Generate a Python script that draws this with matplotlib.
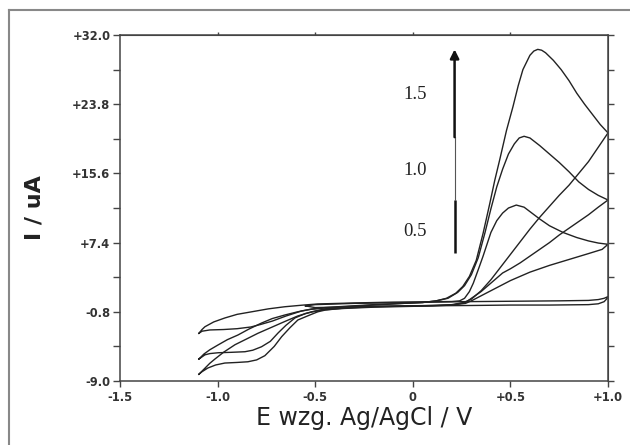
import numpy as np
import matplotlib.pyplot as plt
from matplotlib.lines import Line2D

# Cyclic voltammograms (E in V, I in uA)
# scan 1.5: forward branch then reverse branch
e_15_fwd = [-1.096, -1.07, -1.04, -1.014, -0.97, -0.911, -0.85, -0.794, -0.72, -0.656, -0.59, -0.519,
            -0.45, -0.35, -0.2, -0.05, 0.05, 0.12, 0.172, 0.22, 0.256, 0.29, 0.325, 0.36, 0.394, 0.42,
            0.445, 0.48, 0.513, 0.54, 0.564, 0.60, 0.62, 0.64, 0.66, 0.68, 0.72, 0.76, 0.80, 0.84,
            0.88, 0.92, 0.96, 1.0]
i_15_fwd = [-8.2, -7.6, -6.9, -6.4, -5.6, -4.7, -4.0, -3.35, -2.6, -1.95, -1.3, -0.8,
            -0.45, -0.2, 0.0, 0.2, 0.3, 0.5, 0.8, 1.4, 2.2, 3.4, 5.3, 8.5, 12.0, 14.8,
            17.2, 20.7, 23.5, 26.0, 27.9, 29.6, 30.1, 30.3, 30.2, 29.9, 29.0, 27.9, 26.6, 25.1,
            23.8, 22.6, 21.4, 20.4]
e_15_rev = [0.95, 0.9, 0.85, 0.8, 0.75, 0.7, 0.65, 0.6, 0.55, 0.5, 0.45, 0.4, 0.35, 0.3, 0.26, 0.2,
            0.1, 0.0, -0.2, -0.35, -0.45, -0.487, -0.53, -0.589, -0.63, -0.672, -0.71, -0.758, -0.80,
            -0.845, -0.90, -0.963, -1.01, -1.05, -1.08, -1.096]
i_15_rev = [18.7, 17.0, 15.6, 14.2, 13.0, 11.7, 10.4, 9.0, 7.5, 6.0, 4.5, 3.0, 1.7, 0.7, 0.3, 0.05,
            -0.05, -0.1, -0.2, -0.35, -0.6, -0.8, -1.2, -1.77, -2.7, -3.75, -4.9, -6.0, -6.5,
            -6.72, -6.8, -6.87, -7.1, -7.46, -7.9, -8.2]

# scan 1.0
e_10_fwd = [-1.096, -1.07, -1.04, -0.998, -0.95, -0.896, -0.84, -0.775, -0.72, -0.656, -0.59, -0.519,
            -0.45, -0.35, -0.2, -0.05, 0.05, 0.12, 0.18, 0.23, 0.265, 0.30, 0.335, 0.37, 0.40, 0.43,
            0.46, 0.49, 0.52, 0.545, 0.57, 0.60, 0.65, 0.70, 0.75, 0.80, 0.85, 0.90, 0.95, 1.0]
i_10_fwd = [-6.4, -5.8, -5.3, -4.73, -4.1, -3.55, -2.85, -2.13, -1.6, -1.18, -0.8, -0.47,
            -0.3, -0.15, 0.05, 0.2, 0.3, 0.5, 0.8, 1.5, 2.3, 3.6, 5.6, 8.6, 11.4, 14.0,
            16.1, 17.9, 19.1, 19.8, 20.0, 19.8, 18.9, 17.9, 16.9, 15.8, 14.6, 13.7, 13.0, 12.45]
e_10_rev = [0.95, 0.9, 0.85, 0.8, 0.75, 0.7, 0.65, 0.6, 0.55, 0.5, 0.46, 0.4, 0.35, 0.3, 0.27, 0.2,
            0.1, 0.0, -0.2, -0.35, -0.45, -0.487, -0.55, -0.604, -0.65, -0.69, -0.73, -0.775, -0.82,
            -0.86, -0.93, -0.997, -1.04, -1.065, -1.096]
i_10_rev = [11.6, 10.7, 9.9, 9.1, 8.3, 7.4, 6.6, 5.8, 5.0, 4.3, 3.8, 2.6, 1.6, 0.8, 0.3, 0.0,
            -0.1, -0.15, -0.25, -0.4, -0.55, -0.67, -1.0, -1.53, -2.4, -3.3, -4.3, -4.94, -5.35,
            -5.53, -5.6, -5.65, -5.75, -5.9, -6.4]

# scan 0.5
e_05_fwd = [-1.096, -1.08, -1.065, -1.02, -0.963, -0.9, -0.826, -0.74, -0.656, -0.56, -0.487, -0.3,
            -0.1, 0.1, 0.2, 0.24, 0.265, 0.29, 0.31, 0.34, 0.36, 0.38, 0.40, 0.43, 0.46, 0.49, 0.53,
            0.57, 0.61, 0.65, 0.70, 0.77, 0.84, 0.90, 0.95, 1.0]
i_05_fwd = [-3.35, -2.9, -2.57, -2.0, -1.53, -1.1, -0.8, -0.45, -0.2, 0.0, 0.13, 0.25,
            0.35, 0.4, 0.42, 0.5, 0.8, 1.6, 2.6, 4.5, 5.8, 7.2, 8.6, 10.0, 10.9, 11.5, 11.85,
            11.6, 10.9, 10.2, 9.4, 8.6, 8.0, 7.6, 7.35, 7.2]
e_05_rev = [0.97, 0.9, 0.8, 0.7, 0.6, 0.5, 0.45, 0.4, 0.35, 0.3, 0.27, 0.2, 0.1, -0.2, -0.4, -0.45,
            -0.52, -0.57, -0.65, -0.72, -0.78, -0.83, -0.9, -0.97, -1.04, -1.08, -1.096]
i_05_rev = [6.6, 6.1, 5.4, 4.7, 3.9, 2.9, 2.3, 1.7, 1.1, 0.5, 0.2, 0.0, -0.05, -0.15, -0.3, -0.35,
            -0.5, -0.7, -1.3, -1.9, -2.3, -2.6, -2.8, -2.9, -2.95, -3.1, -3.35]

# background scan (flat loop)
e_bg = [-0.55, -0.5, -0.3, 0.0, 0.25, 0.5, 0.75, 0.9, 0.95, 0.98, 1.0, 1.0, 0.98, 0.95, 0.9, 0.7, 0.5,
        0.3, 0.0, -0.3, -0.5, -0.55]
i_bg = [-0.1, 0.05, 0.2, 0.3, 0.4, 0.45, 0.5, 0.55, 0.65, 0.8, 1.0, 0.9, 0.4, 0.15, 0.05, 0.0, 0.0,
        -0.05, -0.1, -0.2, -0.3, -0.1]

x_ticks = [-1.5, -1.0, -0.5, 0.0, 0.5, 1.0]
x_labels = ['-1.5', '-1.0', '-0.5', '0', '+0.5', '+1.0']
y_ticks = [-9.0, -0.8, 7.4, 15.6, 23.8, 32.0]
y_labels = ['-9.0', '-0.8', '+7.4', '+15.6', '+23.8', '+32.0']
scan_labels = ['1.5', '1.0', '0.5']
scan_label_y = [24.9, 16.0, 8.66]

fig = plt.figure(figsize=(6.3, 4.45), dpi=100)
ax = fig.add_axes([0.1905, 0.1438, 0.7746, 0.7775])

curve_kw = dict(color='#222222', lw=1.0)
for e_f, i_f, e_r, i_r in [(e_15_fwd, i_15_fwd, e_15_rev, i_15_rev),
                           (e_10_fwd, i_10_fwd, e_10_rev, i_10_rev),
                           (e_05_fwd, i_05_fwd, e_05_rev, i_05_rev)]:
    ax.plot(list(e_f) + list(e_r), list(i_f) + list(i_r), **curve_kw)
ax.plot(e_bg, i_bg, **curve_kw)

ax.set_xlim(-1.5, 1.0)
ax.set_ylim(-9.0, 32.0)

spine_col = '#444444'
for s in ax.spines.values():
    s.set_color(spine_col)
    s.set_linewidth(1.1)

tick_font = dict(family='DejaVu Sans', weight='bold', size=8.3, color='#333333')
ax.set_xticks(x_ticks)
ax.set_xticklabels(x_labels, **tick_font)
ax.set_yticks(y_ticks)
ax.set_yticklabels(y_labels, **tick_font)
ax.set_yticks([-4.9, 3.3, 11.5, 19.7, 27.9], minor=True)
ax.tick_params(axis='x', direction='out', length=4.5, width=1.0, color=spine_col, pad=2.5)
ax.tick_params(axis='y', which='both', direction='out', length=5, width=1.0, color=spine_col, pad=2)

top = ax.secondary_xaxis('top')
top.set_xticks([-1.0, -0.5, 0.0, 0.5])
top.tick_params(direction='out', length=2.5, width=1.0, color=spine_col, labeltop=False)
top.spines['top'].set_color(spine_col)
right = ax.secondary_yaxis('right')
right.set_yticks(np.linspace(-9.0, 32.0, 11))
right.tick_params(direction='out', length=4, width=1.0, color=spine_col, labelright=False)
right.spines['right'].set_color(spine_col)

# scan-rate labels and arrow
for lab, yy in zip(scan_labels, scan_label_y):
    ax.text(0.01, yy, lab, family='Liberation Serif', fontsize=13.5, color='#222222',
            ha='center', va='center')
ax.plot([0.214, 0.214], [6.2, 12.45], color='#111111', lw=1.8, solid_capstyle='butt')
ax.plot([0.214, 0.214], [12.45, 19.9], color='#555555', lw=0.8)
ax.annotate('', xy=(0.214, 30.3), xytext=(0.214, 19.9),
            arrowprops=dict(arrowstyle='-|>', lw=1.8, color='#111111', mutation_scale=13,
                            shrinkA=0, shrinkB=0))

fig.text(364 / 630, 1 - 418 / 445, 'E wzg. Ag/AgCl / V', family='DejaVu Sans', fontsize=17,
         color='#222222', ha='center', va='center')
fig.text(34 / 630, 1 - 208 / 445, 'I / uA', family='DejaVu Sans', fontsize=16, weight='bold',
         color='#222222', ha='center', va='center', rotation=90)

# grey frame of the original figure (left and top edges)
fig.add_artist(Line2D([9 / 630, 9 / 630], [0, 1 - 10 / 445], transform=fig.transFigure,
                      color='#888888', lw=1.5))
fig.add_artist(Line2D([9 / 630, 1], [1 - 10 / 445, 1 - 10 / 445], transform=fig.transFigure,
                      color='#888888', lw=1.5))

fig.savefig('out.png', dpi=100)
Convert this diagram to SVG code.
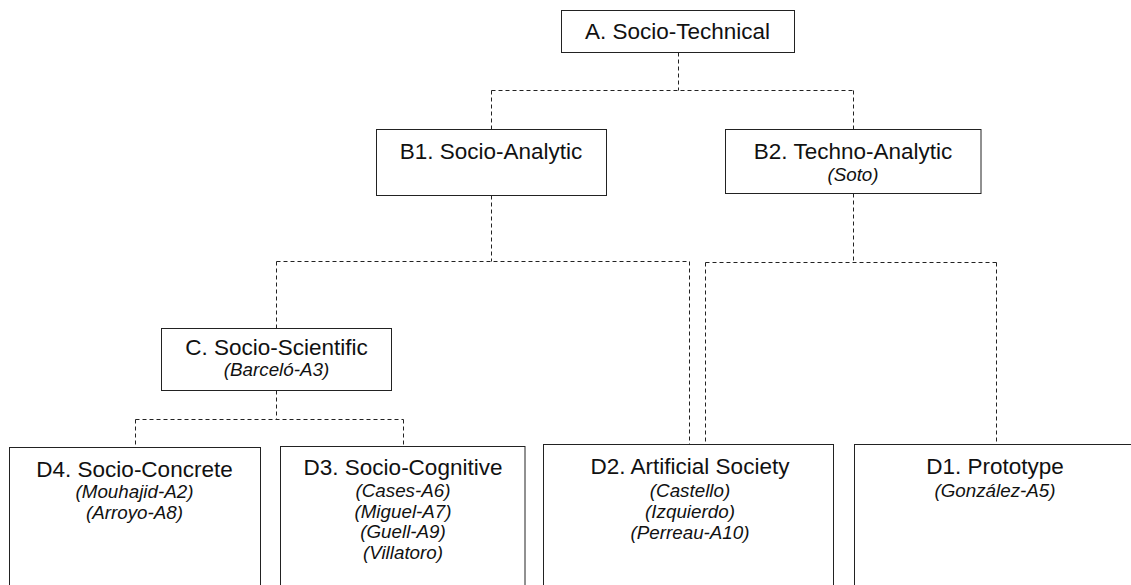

### TASK REQUIREMENTS
Repeat the lines of the listing above verbatim, beginning at its first line and ending at the line containing "-6.72, -6.8, -6.87, -7.1, -7.46, -7.9, -8.2]", which is included. Omit pictures.

### EXERCISE OUTPUT
Generate a Python script that draws this with matplotlib.
import numpy as np
import matplotlib.pyplot as plt
from matplotlib.lines import Line2D

# Cyclic voltammograms (E in V, I in uA)
# scan 1.5: forward branch then reverse branch
e_15_fwd = [-1.096, -1.07, -1.04, -1.014, -0.97, -0.911, -0.85, -0.794, -0.72, -0.656, -0.59, -0.519,
            -0.45, -0.35, -0.2, -0.05, 0.05, 0.12, 0.172, 0.22, 0.256, 0.29, 0.325, 0.36, 0.394, 0.42,
            0.445, 0.48, 0.513, 0.54, 0.564, 0.60, 0.62, 0.64, 0.66, 0.68, 0.72, 0.76, 0.80, 0.84,
            0.88, 0.92, 0.96, 1.0]
i_15_fwd = [-8.2, -7.6, -6.9, -6.4, -5.6, -4.7, -4.0, -3.35, -2.6, -1.95, -1.3, -0.8,
            -0.45, -0.2, 0.0, 0.2, 0.3, 0.5, 0.8, 1.4, 2.2, 3.4, 5.3, 8.5, 12.0, 14.8,
            17.2, 20.7, 23.5, 26.0, 27.9, 29.6, 30.1, 30.3, 30.2, 29.9, 29.0, 27.9, 26.6, 25.1,
            23.8, 22.6, 21.4, 20.4]
e_15_rev = [0.95, 0.9, 0.85, 0.8, 0.75, 0.7, 0.65, 0.6, 0.55, 0.5, 0.45, 0.4, 0.35, 0.3, 0.26, 0.2,
            0.1, 0.0, -0.2, -0.35, -0.45, -0.487, -0.53, -0.589, -0.63, -0.672, -0.71, -0.758, -0.80,
            -0.845, -0.90, -0.963, -1.01, -1.05, -1.08, -1.096]
i_15_rev = [18.7, 17.0, 15.6, 14.2, 13.0, 11.7, 10.4, 9.0, 7.5, 6.0, 4.5, 3.0, 1.7, 0.7, 0.3, 0.05,
            -0.05, -0.1, -0.2, -0.35, -0.6, -0.8, -1.2, -1.77, -2.7, -3.75, -4.9, -6.0, -6.5,
            -6.72, -6.8, -6.87, -7.1, -7.46, -7.9, -8.2]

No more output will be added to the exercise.